Minnehaha County Sheriff Mike Milstead told Fox News Digital that cartel-backed drug smugglers don’t plan to pass out fentanyl at Halloween. The fentanyl “creates this huge danger” to children once it is inside the country, Milstead said, by the way it is packaged because, if it is opened up, “it would look like something attractive that you may want to eat.”
Fox News further reported:
“It is close to Halloween time,” he said. “And I’m more worried that for some reason a child could get a hold of one of these packages [because] if they saw them in the house or maybe a family member or somebody who’s struggling with addiction had purchased some that was in a package like this … I’d be concerned about the fact that it’s in a box, it appears to be a candy, and that when you open it, there’s brightly colored pills in there.”
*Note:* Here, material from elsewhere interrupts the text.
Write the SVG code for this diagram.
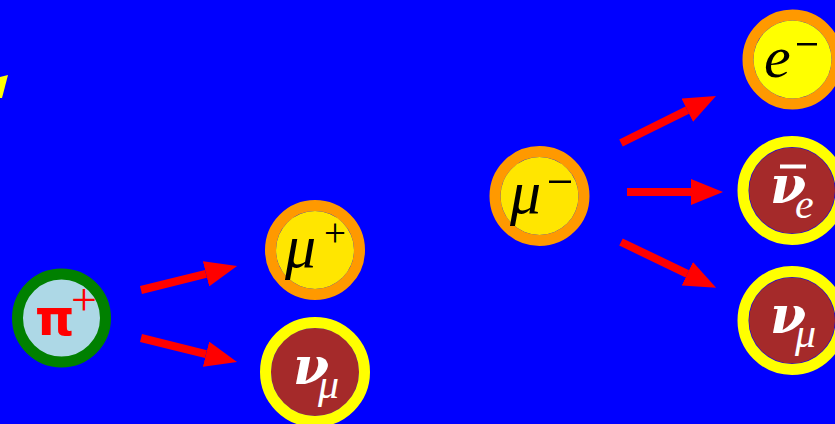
<svg xmlns="http://www.w3.org/2000/svg" width="835" height="424" viewBox="0 0 835 424">
<style>
.ring-lep{fill:none;stroke:#ff9900;stroke-width:11}
.ring-nu{fill:none;stroke:#ffff00;stroke-width:11}
.core-mu{fill:#ffe600}
.core-e{fill:#ffff00}
.core-nu{fill:#a52a2a}
.sym{font-family:"Liberation Serif","DejaVu Serif",serif;font-style:italic;fill:#000}
.nu{font-family:"DejaVu Serif","Liberation Serif",serif;font-style:italic;font-weight:bold;fill:#fff}
.sub{font-family:"Liberation Serif","DejaVu Serif",serif;font-style:italic;font-weight:normal;font-size:42px}
.up{font-family:"Liberation Serif",serif;font-style:normal}
.arrow{stroke:#ff0000;stroke-width:8;fill:none;marker-end:url(#head)}
</style>
<defs>
<marker id="head" markerUnits="userSpaceOnUse" markerWidth="32" markerHeight="26" refX="0" refY="13" orient="auto" viewBox="0 0 32 26">
<path d="M0,0 L32,13 L0,26 z" fill="#ff0000"/>
</marker>
</defs>
<rect width="835" height="424" fill="#0000ff"/>
<polygon points="0,77 8,75 2,98 0,98" fill="#ffff00"/>

<g id="pion">
<circle cx="61.5" cy="318" r="44" fill="#add8e6" stroke="#008000" stroke-width="11"/>
<text x="35" y="335" font-family="'DejaVu Sans','Liberation Sans',sans-serif" font-weight="bold" font-size="50" fill="#ff0000">π<tspan x="71" y="315" class="up" font-weight="normal" font-size="46">+</tspan></text>
</g>

<g id="muplus">
<circle cx="315" cy="250" r="44.5" class="ring-lep"/>
<circle cx="315" cy="250" r="39" class="core-mu"/>
<text x="285" y="267" class="sym" font-size="62">μ<tspan x="324" y="246" class="up" font-size="39">+</tspan></text>
</g>

<g id="numu1">
<circle cx="315" cy="372" r="44" class="core-nu"/>
<circle cx="315" cy="372" r="49.5" class="ring-nu"/>
<text x="293" y="384" class="nu" font-size="52">ν<tspan x="318" y="398" class="sub">μ</tspan></text>
</g>

<g id="muminus">
<circle cx="539.5" cy="196" r="44.5" class="ring-lep"/>
<circle cx="539.5" cy="196" r="39" class="core-mu"/>
<text x="510" y="213" class="sym" font-size="62">μ</text>
<rect x="549" y="180.5" width="22" height="2.5" fill="#000"/>
</g>

<g id="electron">
<circle cx="792.5" cy="59.5" r="44.5" class="ring-lep"/>
<circle cx="792.5" cy="59.5" r="39" class="core-e"/>
<text x="764" y="77" class="sym" font-size="60">e</text>
<rect x="797" y="43" width="20" height="2.5" fill="#000"/>
</g>

<g id="nuebar">
<circle cx="792" cy="190.5" r="43" class="core-nu"/>
<circle cx="792" cy="190.5" r="49" class="ring-nu"/>
<rect x="780" y="164.5" width="26" height="4" fill="#fff"/>
<text x="770" y="203" class="nu" font-size="52">ν<tspan x="795" y="218" class="sub">e</tspan></text>
</g>

<g id="numu2">
<circle cx="792" cy="320.5" r="43" class="core-nu"/>
<circle cx="792" cy="320.5" r="49" class="ring-nu"/>
<text x="770" y="333" class="nu" font-size="52">ν<tspan x="795" y="347" class="sub">μ</tspan></text>
</g>

<g id="connectors">
<path class="arrow" d="M141,290 L206,273.8"/>
<path class="arrow" d="M141,338 L206,354.2"/>
<path class="arrow" d="M621,143 L687.3,110.2"/>
<path class="arrow" d="M627,192 L691,192"/>
<path class="arrow" d="M621,242 L687.3,273.8"/>
</g>
</svg>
Milstead pointed to a recent drug bust in Los Angeles where law enforcement seized more than 12,000 fentanyl pills that were in SweeTarts, Skittles and Whoppers boxes, “all popular Halloween candies,” he said.
“And again, so not knowing what their intent was other than to smuggle illegal deadly drugs into the U.S., the chance that even inadvertently that a child could get a hold of one of these packages is dangerous,” Milstead continued.
Milstead noted that he and his fellow law enforcement officers have been in the drug-bust business for a while now and that cartels continuously work to be one step ahead in terms of creatively packaging drugs to avoid detection. He said the candy boxes are just their latest ploy.
“That’s just kind of the business we’ve always been in. And … it’s heightened now because of the packaging that some of these drug organizations, these transnational drug cartels, are using to get fentanyl into the U.S.,” he said.
As for what parents should be on the lookout for on Halloween next week, Milstead said the rainbow-colored fentanyl pills are still being printed by cartels with the M30 stamp on them, which makes them easily identifiable as drugs.
“We haven’t heard of these pills being actually pressed into, at least I have not heard of the fentanyl being pressed into actual candy,” Milstead said.
However, he still urges parents to exercise caution when out trick-or-treating with their families.
“When you send your kids out, or if you go with them, make sure you know where [the candy] is coming from,” he said. “Bring your children to neighborhoods that you know people that you’re familiar with and check the candy to make sure that it’s properly wrapped. And if you see anything unusual, notify local law enforcement right away.”